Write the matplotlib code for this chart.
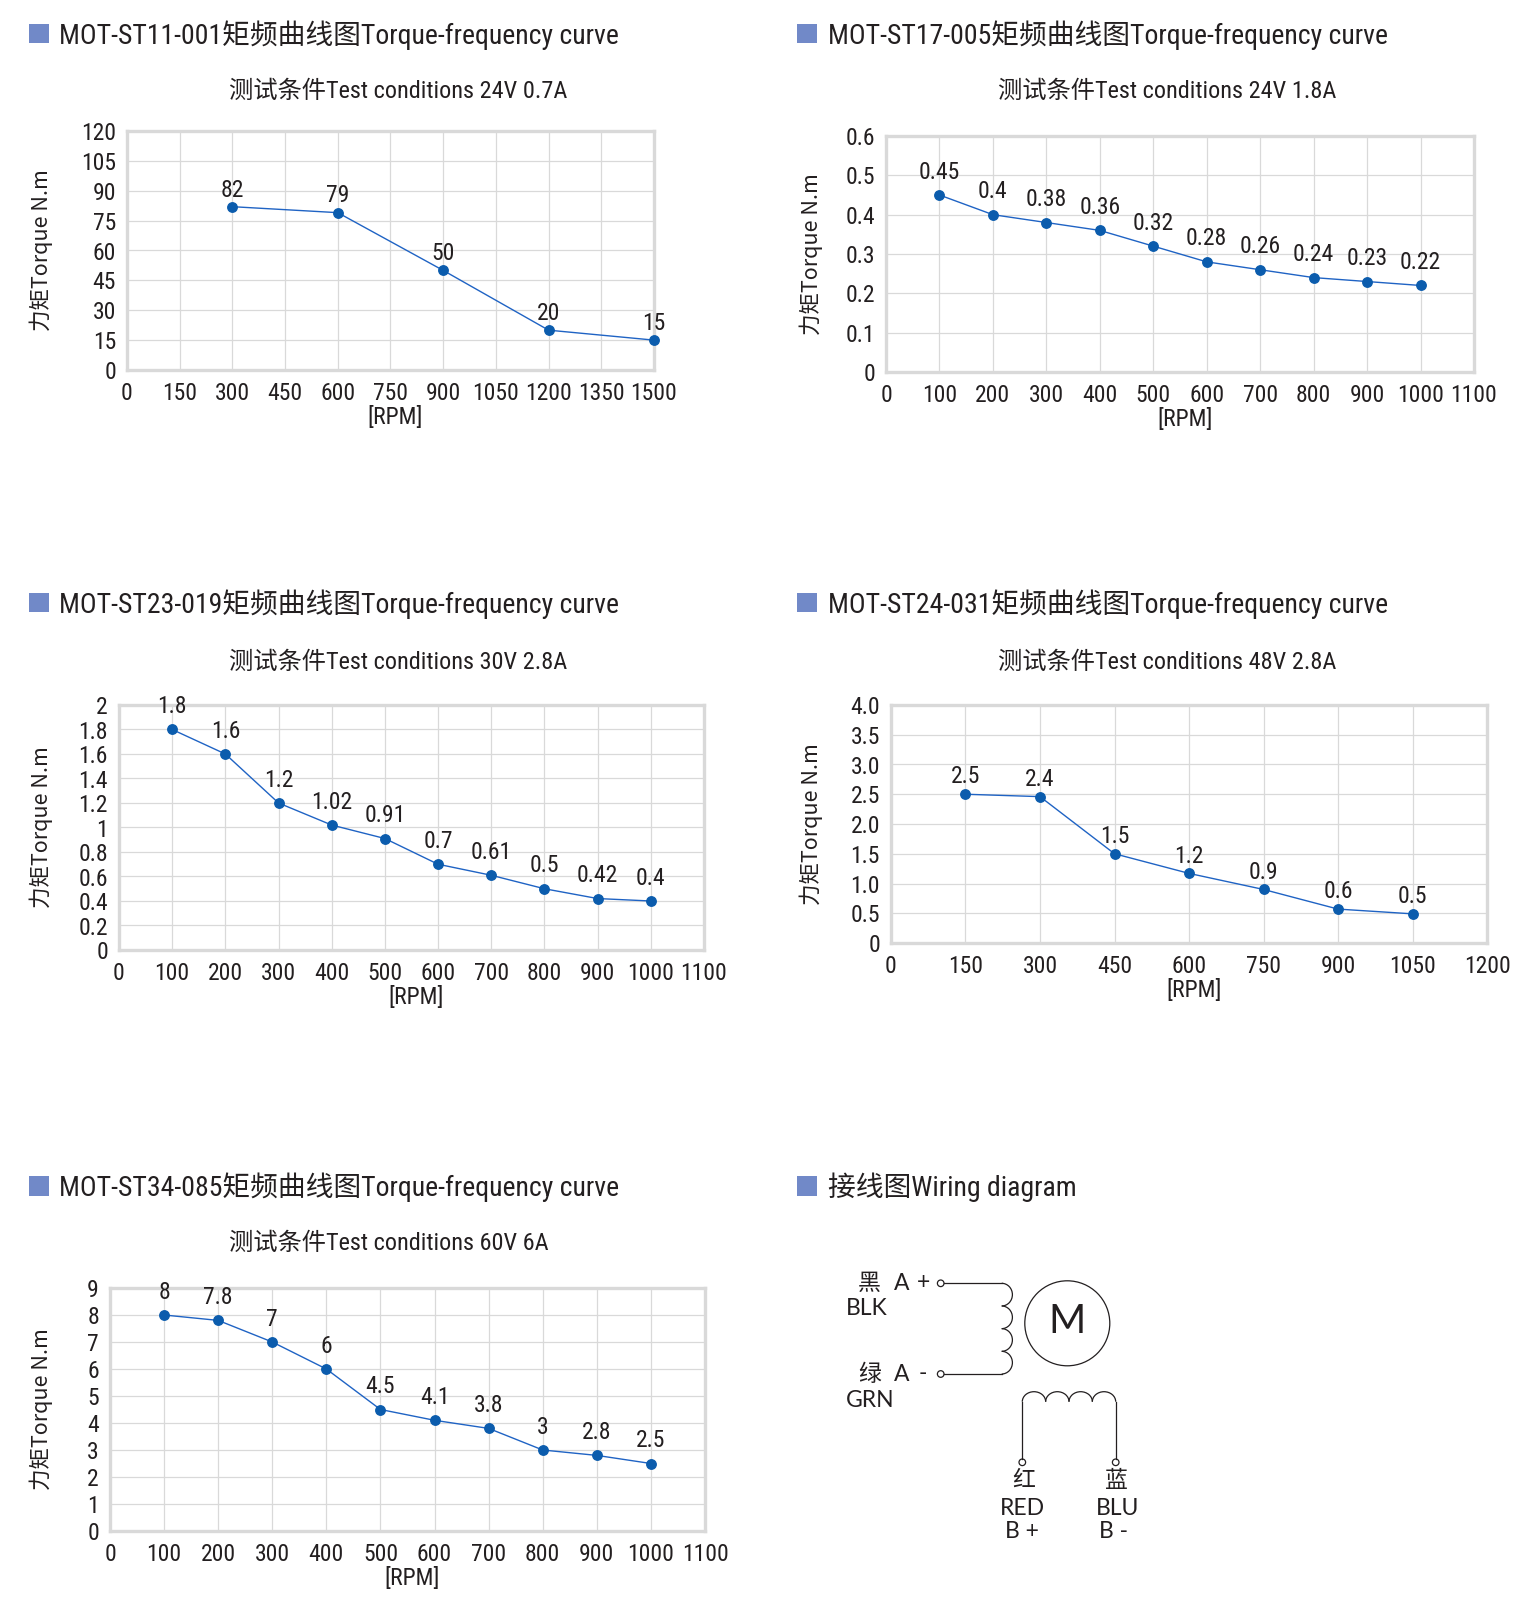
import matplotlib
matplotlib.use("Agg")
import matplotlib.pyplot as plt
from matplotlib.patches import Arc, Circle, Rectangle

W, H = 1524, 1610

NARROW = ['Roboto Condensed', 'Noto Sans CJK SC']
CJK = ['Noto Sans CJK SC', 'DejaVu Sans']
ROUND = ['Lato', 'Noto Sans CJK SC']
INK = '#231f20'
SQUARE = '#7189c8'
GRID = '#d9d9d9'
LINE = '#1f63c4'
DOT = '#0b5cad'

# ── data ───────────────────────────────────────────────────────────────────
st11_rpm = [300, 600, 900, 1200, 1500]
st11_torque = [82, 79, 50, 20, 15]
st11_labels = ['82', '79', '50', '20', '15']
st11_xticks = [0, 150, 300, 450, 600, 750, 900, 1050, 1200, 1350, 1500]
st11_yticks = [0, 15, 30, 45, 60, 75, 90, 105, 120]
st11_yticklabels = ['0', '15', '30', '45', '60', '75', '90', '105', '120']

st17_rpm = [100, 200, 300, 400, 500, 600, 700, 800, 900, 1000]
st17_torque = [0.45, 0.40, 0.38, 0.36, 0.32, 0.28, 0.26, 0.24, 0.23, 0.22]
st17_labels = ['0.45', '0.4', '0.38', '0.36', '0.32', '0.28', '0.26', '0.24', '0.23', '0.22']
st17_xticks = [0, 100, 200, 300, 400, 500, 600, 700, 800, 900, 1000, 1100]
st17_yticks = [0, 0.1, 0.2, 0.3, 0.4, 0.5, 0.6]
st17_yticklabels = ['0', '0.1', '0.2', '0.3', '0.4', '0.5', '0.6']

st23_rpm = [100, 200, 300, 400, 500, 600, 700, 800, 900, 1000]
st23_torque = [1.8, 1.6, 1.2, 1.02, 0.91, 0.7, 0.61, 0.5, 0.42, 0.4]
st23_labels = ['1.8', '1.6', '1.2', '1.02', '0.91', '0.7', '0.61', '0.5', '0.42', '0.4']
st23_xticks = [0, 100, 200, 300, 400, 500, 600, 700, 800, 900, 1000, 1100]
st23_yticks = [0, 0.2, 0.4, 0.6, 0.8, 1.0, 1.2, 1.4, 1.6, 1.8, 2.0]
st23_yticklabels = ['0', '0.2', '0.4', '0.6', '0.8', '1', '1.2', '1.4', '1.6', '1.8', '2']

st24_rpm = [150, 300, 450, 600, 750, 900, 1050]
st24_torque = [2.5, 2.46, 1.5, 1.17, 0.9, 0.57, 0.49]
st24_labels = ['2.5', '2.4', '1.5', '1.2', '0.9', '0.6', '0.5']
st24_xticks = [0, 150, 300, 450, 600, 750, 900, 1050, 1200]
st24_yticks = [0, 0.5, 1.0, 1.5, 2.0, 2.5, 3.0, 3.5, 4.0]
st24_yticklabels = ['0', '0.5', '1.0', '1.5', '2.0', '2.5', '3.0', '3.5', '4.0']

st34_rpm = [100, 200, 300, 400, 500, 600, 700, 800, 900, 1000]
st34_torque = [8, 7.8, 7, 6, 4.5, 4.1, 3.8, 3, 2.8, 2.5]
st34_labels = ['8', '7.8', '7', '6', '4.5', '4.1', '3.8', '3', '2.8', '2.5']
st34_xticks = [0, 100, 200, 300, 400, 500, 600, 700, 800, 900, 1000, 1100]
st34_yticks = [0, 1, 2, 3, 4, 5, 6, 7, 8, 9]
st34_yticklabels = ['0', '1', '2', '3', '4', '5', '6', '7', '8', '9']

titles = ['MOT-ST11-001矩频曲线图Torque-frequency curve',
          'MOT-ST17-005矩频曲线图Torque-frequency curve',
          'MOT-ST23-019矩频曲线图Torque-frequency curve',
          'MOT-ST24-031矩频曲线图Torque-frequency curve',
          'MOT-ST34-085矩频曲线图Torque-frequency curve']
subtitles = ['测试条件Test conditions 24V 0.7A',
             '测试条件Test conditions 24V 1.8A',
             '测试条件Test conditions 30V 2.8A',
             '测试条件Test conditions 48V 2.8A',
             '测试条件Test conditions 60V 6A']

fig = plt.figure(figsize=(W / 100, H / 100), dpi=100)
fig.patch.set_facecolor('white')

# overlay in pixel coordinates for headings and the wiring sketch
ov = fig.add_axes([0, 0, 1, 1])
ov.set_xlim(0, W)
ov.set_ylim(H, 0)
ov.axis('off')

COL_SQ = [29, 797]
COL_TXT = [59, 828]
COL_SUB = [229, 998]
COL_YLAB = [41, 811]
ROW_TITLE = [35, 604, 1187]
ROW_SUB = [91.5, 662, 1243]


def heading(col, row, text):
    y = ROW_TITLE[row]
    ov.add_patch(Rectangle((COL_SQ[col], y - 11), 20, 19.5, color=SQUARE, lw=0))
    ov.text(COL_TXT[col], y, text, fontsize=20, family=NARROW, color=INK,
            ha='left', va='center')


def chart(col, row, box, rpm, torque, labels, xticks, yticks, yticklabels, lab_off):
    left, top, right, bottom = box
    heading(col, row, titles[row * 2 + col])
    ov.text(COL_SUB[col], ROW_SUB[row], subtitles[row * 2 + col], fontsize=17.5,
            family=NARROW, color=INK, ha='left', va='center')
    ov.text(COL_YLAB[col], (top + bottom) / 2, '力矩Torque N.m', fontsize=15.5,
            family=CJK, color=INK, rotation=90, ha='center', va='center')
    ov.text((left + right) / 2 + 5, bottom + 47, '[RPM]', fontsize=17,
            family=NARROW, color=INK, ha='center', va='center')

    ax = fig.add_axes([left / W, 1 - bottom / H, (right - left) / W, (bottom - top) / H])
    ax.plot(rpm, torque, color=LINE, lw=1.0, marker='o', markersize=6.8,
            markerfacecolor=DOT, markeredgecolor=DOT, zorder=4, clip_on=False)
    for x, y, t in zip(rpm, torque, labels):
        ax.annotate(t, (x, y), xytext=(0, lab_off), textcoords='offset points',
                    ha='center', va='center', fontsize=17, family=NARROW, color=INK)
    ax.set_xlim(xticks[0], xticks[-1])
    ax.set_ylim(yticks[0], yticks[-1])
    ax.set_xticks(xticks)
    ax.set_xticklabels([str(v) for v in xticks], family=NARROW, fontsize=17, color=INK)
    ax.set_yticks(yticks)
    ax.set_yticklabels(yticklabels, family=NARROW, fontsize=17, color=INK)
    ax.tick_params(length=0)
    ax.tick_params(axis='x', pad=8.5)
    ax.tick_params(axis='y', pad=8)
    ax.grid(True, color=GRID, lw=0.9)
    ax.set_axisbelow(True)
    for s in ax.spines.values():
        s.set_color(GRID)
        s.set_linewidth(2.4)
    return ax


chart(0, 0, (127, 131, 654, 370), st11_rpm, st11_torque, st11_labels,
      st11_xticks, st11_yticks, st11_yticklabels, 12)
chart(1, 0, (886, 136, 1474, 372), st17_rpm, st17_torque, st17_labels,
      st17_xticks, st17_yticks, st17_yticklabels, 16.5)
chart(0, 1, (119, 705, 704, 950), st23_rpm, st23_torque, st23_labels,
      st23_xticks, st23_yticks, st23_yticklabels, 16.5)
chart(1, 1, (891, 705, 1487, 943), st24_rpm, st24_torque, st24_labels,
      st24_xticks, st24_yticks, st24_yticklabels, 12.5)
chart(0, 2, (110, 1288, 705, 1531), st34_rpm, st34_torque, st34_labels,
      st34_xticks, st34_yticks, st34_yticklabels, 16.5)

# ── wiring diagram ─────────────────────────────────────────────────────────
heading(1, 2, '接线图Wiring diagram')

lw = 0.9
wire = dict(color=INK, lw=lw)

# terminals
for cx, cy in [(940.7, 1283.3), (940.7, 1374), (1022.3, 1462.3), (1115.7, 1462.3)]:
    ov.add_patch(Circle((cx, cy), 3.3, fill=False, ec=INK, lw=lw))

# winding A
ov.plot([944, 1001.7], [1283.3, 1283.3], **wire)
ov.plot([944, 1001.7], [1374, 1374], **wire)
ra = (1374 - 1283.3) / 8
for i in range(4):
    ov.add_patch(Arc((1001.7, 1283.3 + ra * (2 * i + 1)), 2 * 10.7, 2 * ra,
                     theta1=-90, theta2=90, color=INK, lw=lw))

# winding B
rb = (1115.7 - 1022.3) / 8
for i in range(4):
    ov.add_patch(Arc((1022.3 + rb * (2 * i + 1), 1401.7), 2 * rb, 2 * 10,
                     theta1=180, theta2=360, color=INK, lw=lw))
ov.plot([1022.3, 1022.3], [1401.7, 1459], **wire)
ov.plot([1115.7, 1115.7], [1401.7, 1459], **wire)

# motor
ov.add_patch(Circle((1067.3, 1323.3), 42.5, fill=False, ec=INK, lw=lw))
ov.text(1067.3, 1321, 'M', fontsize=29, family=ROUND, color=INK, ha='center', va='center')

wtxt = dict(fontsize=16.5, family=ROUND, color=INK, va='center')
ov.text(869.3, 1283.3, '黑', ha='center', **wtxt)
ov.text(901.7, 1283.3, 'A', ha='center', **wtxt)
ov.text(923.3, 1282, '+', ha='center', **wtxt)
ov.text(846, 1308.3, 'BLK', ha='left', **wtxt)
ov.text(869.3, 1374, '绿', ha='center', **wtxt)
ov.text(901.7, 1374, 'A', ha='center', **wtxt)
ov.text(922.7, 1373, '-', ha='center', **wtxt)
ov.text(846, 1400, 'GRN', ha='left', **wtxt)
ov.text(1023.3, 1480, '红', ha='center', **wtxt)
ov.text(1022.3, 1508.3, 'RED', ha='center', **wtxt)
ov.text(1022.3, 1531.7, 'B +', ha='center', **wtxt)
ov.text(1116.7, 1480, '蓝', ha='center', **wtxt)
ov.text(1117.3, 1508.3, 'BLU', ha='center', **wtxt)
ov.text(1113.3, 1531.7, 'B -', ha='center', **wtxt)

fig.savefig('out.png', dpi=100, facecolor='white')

# PROBLEM DETAILS
Locate each line with the word "matplotlib" and copy it.

# OUTPUT
Write the matplotlib code for this chart.
import matplotlib
matplotlib.use("Agg")
import matplotlib.pyplot as plt
from matplotlib.patches import Arc, Circle, Rectangle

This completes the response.